[Begin]

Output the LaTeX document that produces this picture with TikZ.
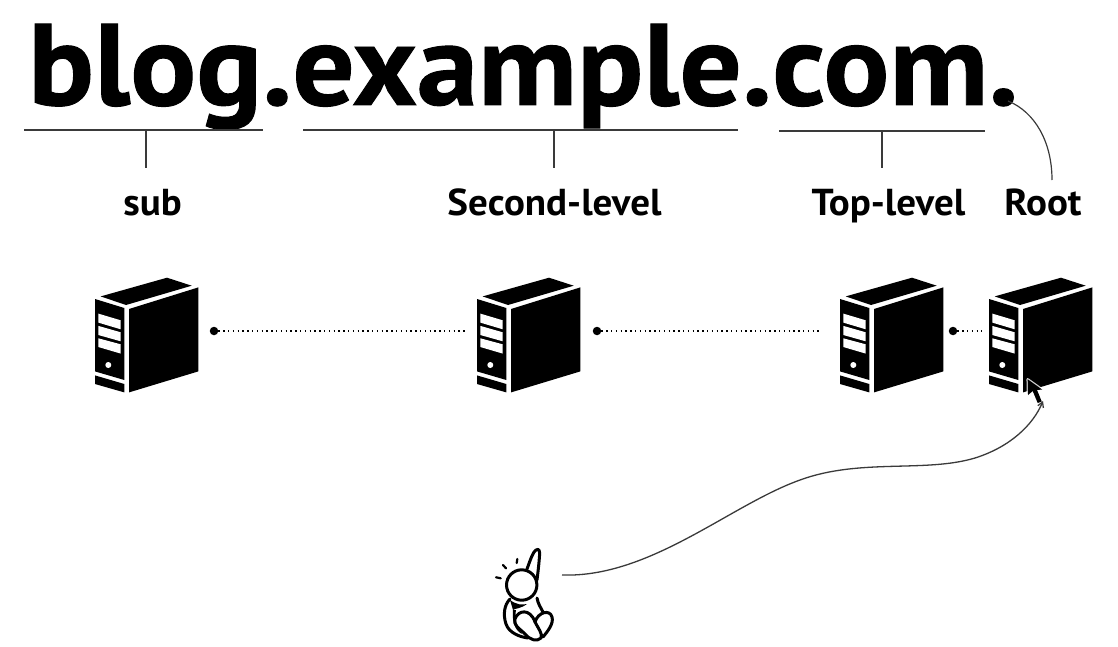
\documentclass[tikz,border=0pt]{standalone}
\usepackage{fontspec}
\setmainfont[FakeStretch=1.04]{PT Sans}
\newfontfamily\titleface[FakeBold=0.8,FakeStretch=1.06]{PT Sans}
\usetikzlibrary{arrows.meta}
\definecolor{linegray}{HTML}{3A3A3A}
\tikzset{
  x=1pt,y=-1pt,
  rule/.style={draw=linegray,line width=1.2pt},
  link/.style={draw=black,line width=1.4pt,dash pattern=on 1.3pt off 3.5pt},
  enddot/.style={circle,fill=black,draw=none,inner sep=0pt,minimum size=8.5pt},
  heading/.style={font=\titleface\bfseries\fontsize{116}{116}\selectfont,inner sep=0pt,anchor=base west},
  levellabel/.style={font=\bfseries\fontsize{37.5}{37.5}\selectfont,inner sep=0pt,anchor=base},
  stroke/.style={draw=black,line width=3pt,line cap=round,line join=round},
  serverbox/.pic={
    \fill (5.7,-2.6) -- (72,-21.3) -- (96.7,-13.3) -- (31,6) -- cycle;
    \fill (0,0) -- (29.3,9) -- (29.3,81) -- (0,72.4) -- cycle;
    \fill (0,76.4) -- (29.3,85) -- (29.3,93.4) -- (0,85) -- cycle;
    \fill (34,10) -- (103.3,-11.6) -- (103.3,72.4) -- (34,93.4) -- cycle;
    \fill[white] (3.3,14.6) -- (25.7,21.3) -- (25.7,30.3) -- (3.3,23.6) -- cycle;
    \fill[white] (3.3,26.9) -- (25.7,33.3) -- (25.7,42.3) -- (3.3,36) -- cycle;
    \fill[white] (3.3,39.3) -- (25.7,45.3) -- (25.7,54.6) -- (3.3,48) -- cycle;
    \fill[white] (13.3,66) circle (3pt);
  }
}
\begin{document}
\begin{tikzpicture}
\useasboundingbox (0,0) rectangle (1118,647);
\node[heading] (title) at (28,105) {blog.example.com.};

\coordinate (u1a) at (24,130); \coordinate (u1b) at (263,130);
\coordinate (u2a) at (303,130); \coordinate (u2b) at (738,130);
\coordinate (u3a) at (779,131); \coordinate (u3b) at (985,131);
\coordinate (t1a) at (146,130); \coordinate (t1b) at (146,168);
\coordinate (t2a) at (554,130); \coordinate (t2b) at (554,168);
\coordinate (t3a) at (882,131); \coordinate (t3b) at (882,168);
\path[rule] (u1a) -- (u1b) (u2a) -- (u2b) (u3a) -- (u3b);
\path[rule] (t1a) -- (t1b) (t2a) -- (t2b) (t3a) -- (t3b);

\coordinate (rootdot) at (1008,101);
\coordinate (rootend) at (1052,180);
\path[rule] (rootdot) .. controls (1035,112) and (1052,142) .. (rootend);

\node[levellabel] (lsub) at (152.5,215) {sub};
\node[levellabel] (lsecond) at (554.5,215) {Second-level};
\node[levellabel] (ltop) at (888.5,215) {Top-level};
\node[levellabel] (lroot) at (1043,215) {Root};

\pic at (95,299) {serverbox};
\pic at (477,299) {serverbox};
\pic at (840,299) {serverbox};
\pic at (989,299) {serverbox};

\node[enddot] (d1) at (214,331) {};
\coordinate (e1) at (465,331);
\node[enddot] (d2) at (597,331) {};
\coordinate (e2) at (822,331);
\node[enddot] (d3) at (953,331) {};
\coordinate (e3) at (982,331);
\path[link] (d1) -- (e1);
\path[link] (d2) -- (e2);
\path[link] (d3) -- (e3);

% person
\coordinate (hand) at (562,575);
\draw[stroke] (521.7,585) circle (15.2pt);
\draw[stroke] (527,569) .. controls (531,558) and (533,552) .. (536,550)
   .. controls (539,548) and (540,551) .. (539.5,556) .. controls (539,563) and (538,572) .. (537,580);
\draw[stroke,line width=2.2pt] (496,577.3) -- (500.7,578.3) (503,565) -- (506,568.3) (517.3,559) -- (516.7,563);
\draw[stroke] (510,599) .. controls (504,605) and (503,615) .. (506,624) .. controls (509,633) and (520,637) .. (528,638);
\draw[stroke] (537,598) .. controls (538,604) and (541,608) .. (543,612);
\draw[stroke] (535,622) .. controls (538,612) and (550,609) .. (552,617) .. controls (554,624) and (547,632) .. (543,637);
\draw[stroke] (515,619) .. controls (518,610) and (530,608) .. (535,622) .. controls (538,628) and (543,634) .. (541,638) .. controls (537,642) and (530,640) .. (525,634) .. controls (519,628) and (513,625) .. (515,619);
\fill (510,600) .. controls (517,605) and (522,605) .. (527,604) .. controls (520,609) and (516,608) .. (513,610) -- cycle;
\fill (513,610) .. controls (512,620) and (514,630) .. (522,634) .. controls (515,625) and (515,615) .. (516,610) -- cycle;

% cursor
\coordinate (tip) at (1027.7,379.3);
\path[draw=white,opacity=.8,line width=2.5pt,fill=black,line join=round] (tip) -- (1028,395) -- (1032.7,391) -- (1037.7,403) -- (1041.7,401.5) -- (1037,390) -- (1042,389.5) -- cycle;
\fill (tip) -- (1028,395) -- (1032.7,391) -- (1037.7,403) -- (1041.7,401.5) -- (1037,390) -- (1042,389.5) -- cycle;

\coordinate (arrowend) at (1043,401);
\path[draw=linegray,line width=1.3pt,-{Straight Barb[length=5pt,width=6pt]}] (hand) .. controls (650,578) and (730,505) .. (800,480) .. controls (860,458) and (925,473) .. (975,458) .. controls (1010,447) and (1033,425) .. (arrowend);
\end{tikzpicture}
\end{document}
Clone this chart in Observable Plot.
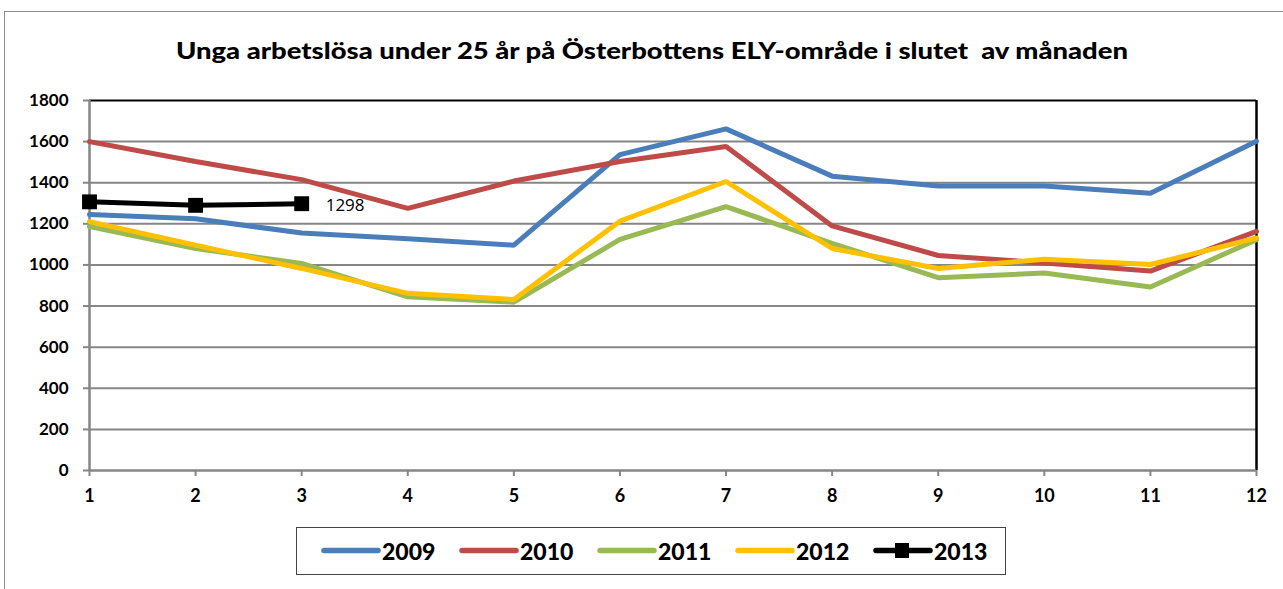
<!DOCTYPE html>
<html>
<head>
<meta charset="utf-8">
<script src="https://cdn.jsdelivr.net/npm/d3@7"></script>
<script src="https://cdn.jsdelivr.net/npm/@observablehq/plot@0.6"></script>
<style>
  html, body { margin: 0; padding: 0; background: #fff; }
  body { width: 1283px; height: 589px; position: relative; overflow: hidden; font-family: Lato, "Open Sans", sans-serif; }
  #frame { position: absolute; left: 4px; top: 11px; width: 1400px; height: 700px; border-left: 1.5px solid #8c8c8c; border-top: 1.5px solid #8c8c8c; }
  #chart { position: absolute; left: 0; top: 0; }
  #title { position: absolute; top: 36px; left: 0; white-space: pre; font-weight: 900; font-size: 23px; color: #000; transform-origin: 0 0; }
  #legend { position: absolute; left: 296px; top: 527px; width: 710px; height: 48px; border: 1.5px solid #444; box-sizing: border-box; }
  .item { position: absolute; top: 0; height: 45px; display: flex; align-items: center; }
  .item span { font-weight: 900; font-size: 23px; margin-left: 1px; display: inline-block; }
</style>
</head>
<body>
<div id="frame"></div>
<div id="chart"></div>
<div id="title">Unga arbetslösa under 25 år på Österbottens ELY-område i slutet  av månaden</div>
<div id="legend"></div>
<script>
const months = [1, 2, 3, 4, 5, 6, 7, 8, 9, 10, 11, 12];
const yTicks = [0, 200, 400, 600, 800, 1000, 1200, 1400, 1600, 1800];
const s2009 = [1245, 1225, 1155, 1128, 1096, 1537, 1662, 1432, 1384, 1384, 1349, 1602];
const s2010 = [1600, 1503, 1415, 1275, 1408, 1503, 1576, 1190, 1046, 1010, 970, 1163];
const s2011 = [1187, 1080, 1007, 845, 819, 1124, 1284, 1105, 938, 961, 893, 1123];
const s2012 = [1211, 1096, 983, 862, 832, 1213, 1406, 1080, 983, 1028, 1002, 1131];
const s2013 = [1307, 1290, 1298];
const seriesNames = ["2009", "2010", "2011", "2012", "2013"];
const seriesColors = ["#4A7EBB", "#BE4B48", "#98B954", "#FFC000", "#000000"];
const label2013 = "1298";

const allSeries = [s2009, s2010, s2011, s2012, s2013];
const rows = allSeries.map((s, i) => s.map((v, j) => ({ month: months[j], value: v, series: seriesNames[i] })));
const last2013 = rows[4][rows[4].length - 1];

const chart = Plot.plot({
  width: 1283,
  height: 589,
  marginLeft: 89,
  marginRight: 27,
  marginTop: 100,
  marginBottom: 119,
  x: { domain: [1, 12], axis: null, label: null },
  y: { domain: [0, 1800], axis: null, label: null },
  style: { fontFamily: "Lato, 'Open Sans', sans-serif", fontWeight: "bold", fontSize: "17px", color: "#000", background: "transparent" },
  marks: [
    Plot.ruleY(yTicks.filter(t => t > 0 && t < 1800), { stroke: "#868686", strokeWidth: 2, strokeOpacity: 1 }),
    Plot.ruleY([1800], { stroke: "#000", strokeWidth: 2 }),
    Plot.ruleX([12], { stroke: "#000", strokeWidth: 2.5 }),
    Plot.axisY({ ticks: yTicks, label: null, tickSize: 6, tickPadding: 15, stroke: "#868686", strokeWidth: 2, fontSize: 17, fontWeight: "bold", tickFormat: d => String(d) }),
    Plot.axisX({ ticks: months, label: null, tickSize: 6, tickPadding: 13, stroke: "#868686", strokeWidth: 2, fontSize: 18, fontWeight: "bold", tickFormat: d => String(d) }),
    Plot.ruleX([1], { stroke: "#868686", strokeWidth: 2.5 }),
    Plot.ruleY([0], { stroke: "#868686", strokeWidth: 2.5 }),
    Plot.line(rows[0], { x: "month", y: "value", stroke: seriesColors[0], strokeWidth: 5, strokeLinejoin: "miter" }),
    Plot.line(rows[1], { x: "month", y: "value", stroke: seriesColors[1], strokeWidth: 5, strokeLinejoin: "miter" }),
    Plot.line(rows[2], { x: "month", y: "value", stroke: seriesColors[2], strokeWidth: 5, strokeLinejoin: "miter" }),
    Plot.line(rows[3], { x: "month", y: "value", stroke: seriesColors[3], strokeWidth: 5, strokeLinejoin: "miter" }),
    Plot.line(rows[4], { x: "month", y: "value", stroke: seriesColors[4], strokeWidth: 5 }),
    Plot.dot(rows[4], { x: "month", y: "value", symbol: "square", r: 8.4, fill: "#000", stroke: "none" }),
    Plot.text([last2013], { x: "month", y: "value", text: () => label2013, dx: 24, dy: 2, textAnchor: "start", fontWeight: "normal", fontSize: 17, fill: "#000", fontFamily: "'Open Sans', Lato, sans-serif" })
  ]
});
document.getElementById("chart").appendChild(chart);

// title: centered, fitted to the reference width
const title = document.getElementById("title");
const tw = title.getBoundingClientRect().width;
const target = 952;
const sx = target / tw;
title.style.transform = `scaleX(${sx})`;
title.style.left = (652 - target / 2) + "px";

// legend
const legend = document.getElementById("legend");
seriesNames.forEach((name, i) => {
  const item = document.createElement("div");
  item.className = "item";
  item.style.left = (24 + i * 138) + "px";
  const marker = i === 4 ? `<rect x="22" y="6" width="14" height="15" fill="#000"/>` : "";
  item.innerHTML = `<svg width="60" height="27"><line x1="3" y1="13.5" x2="57" y2="13.5" stroke="${seriesColors[i]}" stroke-width="5.5" stroke-linecap="round"/>${marker}</svg><span>${name}</span>`;
  legend.appendChild(item);
});
</script>
</body>
</html>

[End]

| Work to be completed |
Gather each line of the listing that holds the string "chart".

| Response to the task |
Clone this chart in Observable Plot.
  #chart { position: absolute; left: 0; top: 0; }
<div id="chart"></div>
const chart = Plot.plot({
document.getElementById("chart").appendChild(chart);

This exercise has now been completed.